The famous “100-Mile View” from Hogback Mountain in Marlboro is more than just a pretty place. When you stop at this popular scenic overlook on Route 9 (the Molly Stark Byway), you’ll find gorgeous views of forested land and mountains in Vermont, Massachusetts and New Hampshire.
But if you look a little closer, you’ll find remnants of Vermont’s ski history and meet people who rallied together to protect the land from development.
Formerly a ski area owned by the White family for 40 years, Hogback Mountain closed in 1986. Thanks to the efforts of local residents, the mountain remains a treasure for outdoor enthusiasts and nature lovers. The Hogback Mountain Conservation Association purchased the property a few years ago and eventually transferred the land to the Town of Marlboro and the property’s conservation easement to the Vermont Land Trust.
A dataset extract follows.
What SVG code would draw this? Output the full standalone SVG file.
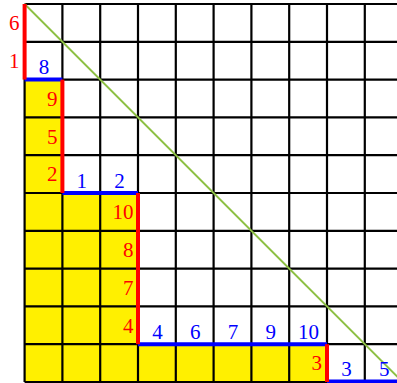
<svg xmlns="http://www.w3.org/2000/svg" width="397" height="383" viewBox="0 0 397 383">
<style>
.grid line{stroke:#000;stroke-width:2.2}
.red{stroke:#FF0000;stroke-width:4}
.blue{stroke:#0000FF;stroke-width:4}
text{font-family:"Liberation Serif","DejaVu Serif",serif;font-size:21px}
.rl{fill:#FF0000;text-anchor:end}
.bl{fill:#0000FF;text-anchor:middle}
</style>
<rect width="397" height="383" fill="#fff"/>
<path id="fill" d="M24.6,79.6 H62.4 V193 H138 V344.2 H327 V382 H24.6 Z" fill="#FFF000"/>
<g id="grid" class="grid">
<line x1="24.6" y1="4" x2="24.6" y2="382"/>
<line x1="62.4" y1="4" x2="62.4" y2="382"/>
<line x1="100.2" y1="4" x2="100.2" y2="382"/>
<line x1="138" y1="4" x2="138" y2="382"/>
<line x1="175.8" y1="4" x2="175.8" y2="382"/>
<line x1="213.6" y1="4" x2="213.6" y2="382"/>
<line x1="251.4" y1="4" x2="251.4" y2="382"/>
<line x1="289.2" y1="4" x2="289.2" y2="382"/>
<line x1="327" y1="4" x2="327" y2="382"/>
<line x1="364.8" y1="4" x2="364.8" y2="382"/>
<line x1="402.6" y1="4" x2="402.6" y2="382"/>
<line x1="24.6" y1="4" x2="402.6" y2="4"/>
<line x1="24.6" y1="41.8" x2="402.6" y2="41.8"/>
<line x1="24.6" y1="79.6" x2="402.6" y2="79.6"/>
<line x1="24.6" y1="117.4" x2="402.6" y2="117.4"/>
<line x1="24.6" y1="155.2" x2="402.6" y2="155.2"/>
<line x1="24.6" y1="193" x2="402.6" y2="193"/>
<line x1="24.6" y1="230.8" x2="402.6" y2="230.8"/>
<line x1="24.6" y1="268.6" x2="402.6" y2="268.6"/>
<line x1="24.6" y1="306.4" x2="402.6" y2="306.4"/>
<line x1="24.6" y1="344.2" x2="402.6" y2="344.2"/>
<line x1="24.6" y1="382" x2="402.6" y2="382"/>
</g>
<line id="diagonal" x1="24.6" y1="4" x2="402.6" y2="382" stroke="#8DC044" stroke-width="1.9"/>
<g id="path">
<line class="blue" x1="24.6" y1="79.6" x2="62.4" y2="79.6"/>
<line class="blue" x1="62.4" y1="193" x2="138" y2="193"/>
<line class="blue" x1="138" y1="344.2" x2="327" y2="344.2"/>
<line class="blue" x1="327" y1="381.5" x2="402.6" y2="381.5"/>
<line class="red" x1="24.6" y1="4" x2="24.6" y2="79.6"/>
<line class="red" x1="62.4" y1="79.6" x2="62.4" y2="193"/>
<line class="red" x1="138" y1="193" x2="138" y2="344.2"/>
<line class="red" x1="327" y1="344.2" x2="327" y2="382"/>
</g>
<g id="red-labels">
<text class="rl" x="19.6" y="30.2">6</text>
<text class="rl" x="19.6" y="68">1</text>
<text class="rl" x="57.4" y="105.8">9</text>
<text class="rl" x="57.4" y="143.6">5</text>
<text class="rl" x="57.4" y="181.4">2</text>
<text class="rl" x="133.5" y="219.2">10</text>
<text class="rl" x="133.5" y="257">8</text>
<text class="rl" x="133.5" y="294.8">7</text>
<text class="rl" x="133.5" y="332.6">4</text>
<text class="rl" x="322" y="370.4">3</text>
</g>
<g id="blue-labels">
<text class="bl" x="44" y="74.1">8</text>
<text class="bl" x="81.8" y="187.5">1</text>
<text class="bl" x="119.6" y="187.5">2</text>
<text class="bl" x="157.4" y="338.7">4</text>
<text class="bl" x="195.2" y="338.7">6</text>
<text class="bl" x="233" y="338.7">7</text>
<text class="bl" x="270.8" y="338.7">9</text>
<text class="bl" x="308.6" y="338.7">10</text>
<text class="bl" x="346.4" y="376">3</text>
<text class="bl" x="384.2" y="376">5</text>
</g>
</svg>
Hogback is now open year-round to the public for hiking, snowshoeing, cross-country skiing and more.
Diana Todd, who helped raise money for the Hogback Mountain Conservation Association purchase, said there are many small buildings still standing on the mountain, including a ski patrol building, lift operator shacks, and a snack bar at the base of the lifts. The towers that supported the t-bar lifts are still intact, and old ski slopes have become hiking trails.
Jeremy Davis, of the New England Lost Ski Areas Project, said what makes Hogback unique as a former ski area is that it’s open for public recreation, includes historical remnants, and is maintained. “It is easily accessible and even backcountry skiers can enjoy it,” he said.
When you stop at the Route 9 overlook at Hogback, you’ll want to soak up the incredible, sweeping, long-distance views to the south and east. But also set your sights on exploring Hogback. If you’re looking for beauty, nature, community and history, you won’t have to look very far.